_What the task asks_:
Your copy of the material below should match it exactly, except that it holds no pictures.

_Collected data_:
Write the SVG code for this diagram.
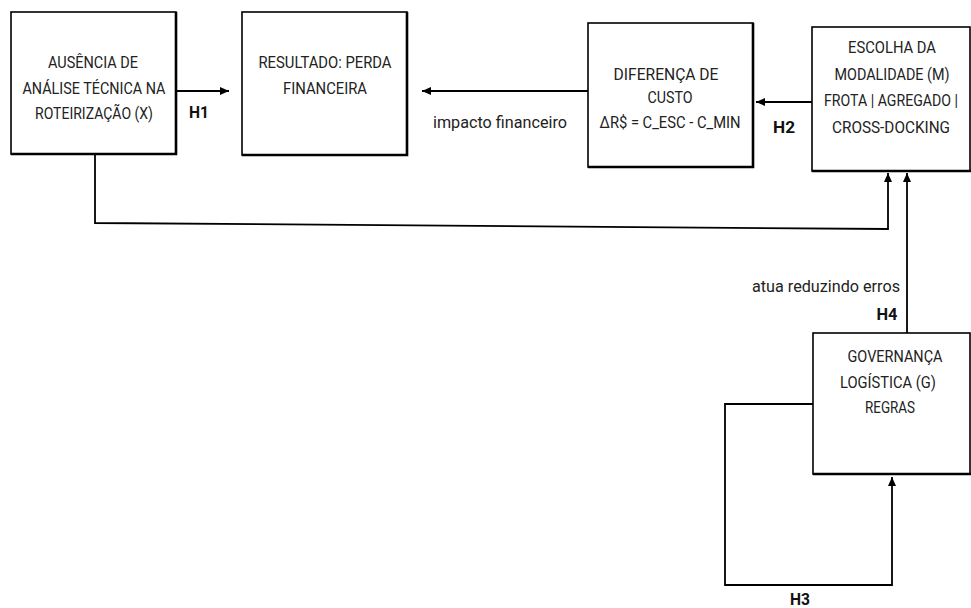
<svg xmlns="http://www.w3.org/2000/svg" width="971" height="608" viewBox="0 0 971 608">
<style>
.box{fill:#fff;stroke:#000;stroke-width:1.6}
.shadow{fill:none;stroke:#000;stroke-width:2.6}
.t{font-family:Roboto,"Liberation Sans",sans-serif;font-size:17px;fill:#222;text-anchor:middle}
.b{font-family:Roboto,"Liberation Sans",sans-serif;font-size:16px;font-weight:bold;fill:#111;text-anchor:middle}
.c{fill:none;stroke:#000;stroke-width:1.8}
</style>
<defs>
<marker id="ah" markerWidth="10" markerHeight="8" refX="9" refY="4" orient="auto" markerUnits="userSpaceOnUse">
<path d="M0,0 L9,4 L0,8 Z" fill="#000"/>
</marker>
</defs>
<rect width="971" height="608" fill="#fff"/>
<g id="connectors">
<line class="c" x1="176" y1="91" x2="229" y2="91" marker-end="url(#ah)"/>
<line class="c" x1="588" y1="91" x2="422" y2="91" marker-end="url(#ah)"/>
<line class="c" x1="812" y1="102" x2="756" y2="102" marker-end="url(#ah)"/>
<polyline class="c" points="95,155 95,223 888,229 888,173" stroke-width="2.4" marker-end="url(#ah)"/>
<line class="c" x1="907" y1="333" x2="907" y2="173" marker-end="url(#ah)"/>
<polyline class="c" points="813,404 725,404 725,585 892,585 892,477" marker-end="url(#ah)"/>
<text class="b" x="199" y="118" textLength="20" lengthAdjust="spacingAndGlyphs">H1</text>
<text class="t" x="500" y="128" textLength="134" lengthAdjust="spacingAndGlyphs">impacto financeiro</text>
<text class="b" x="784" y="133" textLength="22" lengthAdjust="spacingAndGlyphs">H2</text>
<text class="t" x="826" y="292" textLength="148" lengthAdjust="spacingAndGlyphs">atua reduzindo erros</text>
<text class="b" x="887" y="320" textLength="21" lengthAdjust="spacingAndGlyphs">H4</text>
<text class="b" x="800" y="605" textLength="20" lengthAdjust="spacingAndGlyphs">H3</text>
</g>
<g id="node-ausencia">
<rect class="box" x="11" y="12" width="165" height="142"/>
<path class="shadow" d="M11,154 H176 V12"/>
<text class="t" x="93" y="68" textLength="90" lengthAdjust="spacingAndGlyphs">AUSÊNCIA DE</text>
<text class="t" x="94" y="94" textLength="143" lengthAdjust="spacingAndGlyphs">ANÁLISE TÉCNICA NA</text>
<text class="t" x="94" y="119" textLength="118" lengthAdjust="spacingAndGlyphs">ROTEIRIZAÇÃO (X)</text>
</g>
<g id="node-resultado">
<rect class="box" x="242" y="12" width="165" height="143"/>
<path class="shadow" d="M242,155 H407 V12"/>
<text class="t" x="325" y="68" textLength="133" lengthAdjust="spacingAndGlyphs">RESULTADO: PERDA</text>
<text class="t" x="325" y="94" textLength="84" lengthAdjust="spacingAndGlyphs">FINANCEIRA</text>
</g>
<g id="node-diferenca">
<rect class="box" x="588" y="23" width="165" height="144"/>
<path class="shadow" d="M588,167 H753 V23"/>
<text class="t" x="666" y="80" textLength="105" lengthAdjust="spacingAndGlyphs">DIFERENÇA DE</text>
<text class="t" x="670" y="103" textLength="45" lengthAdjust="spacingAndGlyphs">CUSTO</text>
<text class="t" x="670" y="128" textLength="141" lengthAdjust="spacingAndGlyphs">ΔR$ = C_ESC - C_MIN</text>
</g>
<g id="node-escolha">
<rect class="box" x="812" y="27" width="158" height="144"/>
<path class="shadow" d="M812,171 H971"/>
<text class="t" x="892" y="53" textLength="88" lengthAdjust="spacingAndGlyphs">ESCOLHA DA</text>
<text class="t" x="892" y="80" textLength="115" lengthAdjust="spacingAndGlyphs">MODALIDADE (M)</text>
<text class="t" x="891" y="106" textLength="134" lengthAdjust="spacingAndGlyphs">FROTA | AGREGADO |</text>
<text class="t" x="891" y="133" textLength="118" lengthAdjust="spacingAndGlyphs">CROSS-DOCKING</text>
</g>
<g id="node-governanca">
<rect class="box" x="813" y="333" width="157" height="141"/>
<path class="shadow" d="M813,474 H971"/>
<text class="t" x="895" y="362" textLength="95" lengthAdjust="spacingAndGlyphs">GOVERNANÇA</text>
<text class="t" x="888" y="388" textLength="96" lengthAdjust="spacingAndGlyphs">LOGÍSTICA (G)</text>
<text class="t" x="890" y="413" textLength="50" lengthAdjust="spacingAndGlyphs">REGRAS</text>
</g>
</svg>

_Final result_:
Write the SVG code for this diagram.
<svg xmlns="http://www.w3.org/2000/svg" width="971" height="608" viewBox="0 0 971 608">
<style>
.box{fill:#fff;stroke:#000;stroke-width:1.6}
.shadow{fill:none;stroke:#000;stroke-width:2.6}
.t{font-family:Roboto,"Liberation Sans",sans-serif;font-size:17px;fill:#222;text-anchor:middle}
.b{font-family:Roboto,"Liberation Sans",sans-serif;font-size:16px;font-weight:bold;fill:#111;text-anchor:middle}
.c{fill:none;stroke:#000;stroke-width:1.8}
</style>
<defs>
<marker id="ah" markerWidth="10" markerHeight="8" refX="9" refY="4" orient="auto" markerUnits="userSpaceOnUse">
<path d="M0,0 L9,4 L0,8 Z" fill="#000"/>
</marker>
</defs>
<rect width="971" height="608" fill="#fff"/>
<g id="connectors">
<line class="c" x1="176" y1="91" x2="229" y2="91" marker-end="url(#ah)"/>
<line class="c" x1="588" y1="91" x2="422" y2="91" marker-end="url(#ah)"/>
<line class="c" x1="812" y1="102" x2="756" y2="102" marker-end="url(#ah)"/>
<polyline class="c" points="95,155 95,223 888,229 888,173" stroke-width="2.4" marker-end="url(#ah)"/>
<line class="c" x1="907" y1="333" x2="907" y2="173" marker-end="url(#ah)"/>
<polyline class="c" points="813,404 725,404 725,585 892,585 892,477" marker-end="url(#ah)"/>
<text class="b" x="199" y="118" textLength="20" lengthAdjust="spacingAndGlyphs">H1</text>
<text class="t" x="500" y="128" textLength="134" lengthAdjust="spacingAndGlyphs">impacto financeiro</text>
<text class="b" x="784" y="133" textLength="22" lengthAdjust="spacingAndGlyphs">H2</text>
<text class="t" x="826" y="292" textLength="148" lengthAdjust="spacingAndGlyphs">atua reduzindo erros</text>
<text class="b" x="887" y="320" textLength="21" lengthAdjust="spacingAndGlyphs">H4</text>
<text class="b" x="800" y="605" textLength="20" lengthAdjust="spacingAndGlyphs">H3</text>
</g>
<g id="node-ausencia">
<rect class="box" x="11" y="12" width="165" height="142"/>
<path class="shadow" d="M11,154 H176 V12"/>
<text class="t" x="93" y="68" textLength="90" lengthAdjust="spacingAndGlyphs">AUSÊNCIA DE</text>
<text class="t" x="94" y="94" textLength="143" lengthAdjust="spacingAndGlyphs">ANÁLISE TÉCNICA NA</text>
<text class="t" x="94" y="119" textLength="118" lengthAdjust="spacingAndGlyphs">ROTEIRIZAÇÃO (X)</text>
</g>
<g id="node-resultado">
<rect class="box" x="242" y="12" width="165" height="143"/>
<path class="shadow" d="M242,155 H407 V12"/>
<text class="t" x="325" y="68" textLength="133" lengthAdjust="spacingAndGlyphs">RESULTADO: PERDA</text>
<text class="t" x="325" y="94" textLength="84" lengthAdjust="spacingAndGlyphs">FINANCEIRA</text>
</g>
<g id="node-diferenca">
<rect class="box" x="588" y="23" width="165" height="144"/>
<path class="shadow" d="M588,167 H753 V23"/>
<text class="t" x="666" y="80" textLength="105" lengthAdjust="spacingAndGlyphs">DIFERENÇA DE</text>
<text class="t" x="670" y="103" textLength="45" lengthAdjust="spacingAndGlyphs">CUSTO</text>
<text class="t" x="670" y="128" textLength="141" lengthAdjust="spacingAndGlyphs">ΔR$ = C_ESC - C_MIN</text>
</g>
<g id="node-escolha">
<rect class="box" x="812" y="27" width="158" height="144"/>
<path class="shadow" d="M812,171 H971"/>
<text class="t" x="892" y="53" textLength="88" lengthAdjust="spacingAndGlyphs">ESCOLHA DA</text>
<text class="t" x="892" y="80" textLength="115" lengthAdjust="spacingAndGlyphs">MODALIDADE (M)</text>
<text class="t" x="891" y="106" textLength="134" lengthAdjust="spacingAndGlyphs">FROTA | AGREGADO |</text>
<text class="t" x="891" y="133" textLength="118" lengthAdjust="spacingAndGlyphs">CROSS-DOCKING</text>
</g>
<g id="node-governanca">
<rect class="box" x="813" y="333" width="157" height="141"/>
<path class="shadow" d="M813,474 H971"/>
<text class="t" x="895" y="362" textLength="95" lengthAdjust="spacingAndGlyphs">GOVERNANÇA</text>
<text class="t" x="888" y="388" textLength="96" lengthAdjust="spacingAndGlyphs">LOGÍSTICA (G)</text>
<text class="t" x="890" y="413" textLength="50" lengthAdjust="spacingAndGlyphs">REGRAS</text>
</g>
</svg>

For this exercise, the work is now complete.